Extract only the first line of the listing and every line after it up to and including the one with "fs_title = 14.6". Omit the pictures.
[start]
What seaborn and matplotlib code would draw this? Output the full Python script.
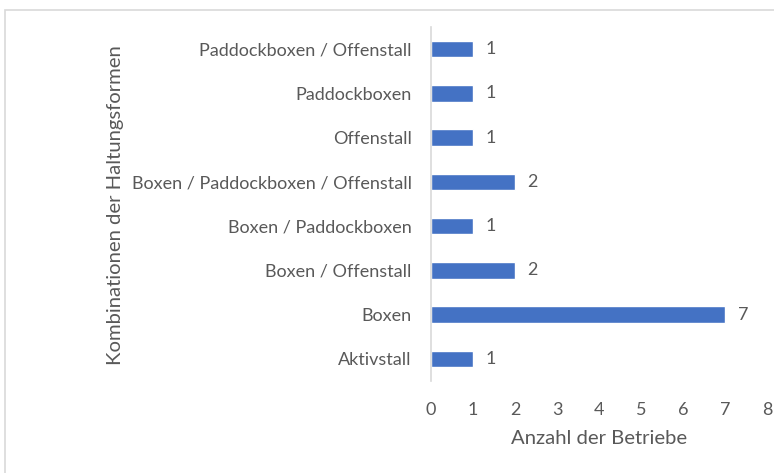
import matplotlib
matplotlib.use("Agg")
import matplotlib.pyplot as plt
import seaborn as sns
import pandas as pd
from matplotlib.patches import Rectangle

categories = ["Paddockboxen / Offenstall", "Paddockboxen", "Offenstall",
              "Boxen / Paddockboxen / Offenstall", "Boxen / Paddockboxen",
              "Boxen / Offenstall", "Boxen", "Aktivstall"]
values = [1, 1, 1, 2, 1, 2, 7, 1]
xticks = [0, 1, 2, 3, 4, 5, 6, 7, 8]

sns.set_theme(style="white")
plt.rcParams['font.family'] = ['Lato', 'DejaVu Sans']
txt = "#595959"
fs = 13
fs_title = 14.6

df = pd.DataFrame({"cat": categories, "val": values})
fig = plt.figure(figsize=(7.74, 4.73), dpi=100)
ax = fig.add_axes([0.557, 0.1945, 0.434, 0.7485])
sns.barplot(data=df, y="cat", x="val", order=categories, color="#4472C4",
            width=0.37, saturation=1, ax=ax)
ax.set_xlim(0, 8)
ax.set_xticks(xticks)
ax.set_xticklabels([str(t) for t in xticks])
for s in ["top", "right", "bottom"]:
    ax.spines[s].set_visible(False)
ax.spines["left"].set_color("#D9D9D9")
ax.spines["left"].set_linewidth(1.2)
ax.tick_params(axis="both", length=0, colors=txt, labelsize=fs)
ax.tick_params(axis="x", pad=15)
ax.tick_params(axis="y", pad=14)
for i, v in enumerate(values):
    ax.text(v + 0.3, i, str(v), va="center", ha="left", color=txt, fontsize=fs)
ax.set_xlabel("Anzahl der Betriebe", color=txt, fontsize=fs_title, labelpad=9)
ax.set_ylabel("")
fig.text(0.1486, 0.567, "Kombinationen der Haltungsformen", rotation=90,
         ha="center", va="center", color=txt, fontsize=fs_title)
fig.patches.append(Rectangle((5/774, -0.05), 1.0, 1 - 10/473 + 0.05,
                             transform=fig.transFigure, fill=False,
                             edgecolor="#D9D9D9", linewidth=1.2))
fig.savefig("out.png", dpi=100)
[end]
■ Answer below:
What seaborn and matplotlib code would draw this? Output the full Python script.
import matplotlib
matplotlib.use("Agg")
import matplotlib.pyplot as plt
import seaborn as sns
import pandas as pd
from matplotlib.patches import Rectangle

categories = ["Paddockboxen / Offenstall", "Paddockboxen", "Offenstall",
              "Boxen / Paddockboxen / Offenstall", "Boxen / Paddockboxen",
              "Boxen / Offenstall", "Boxen", "Aktivstall"]
values = [1, 1, 1, 2, 1, 2, 7, 1]
xticks = [0, 1, 2, 3, 4, 5, 6, 7, 8]

sns.set_theme(style="white")
plt.rcParams['font.family'] = ['Lato', 'DejaVu Sans']
txt = "#595959"
fs = 13
fs_title = 14.6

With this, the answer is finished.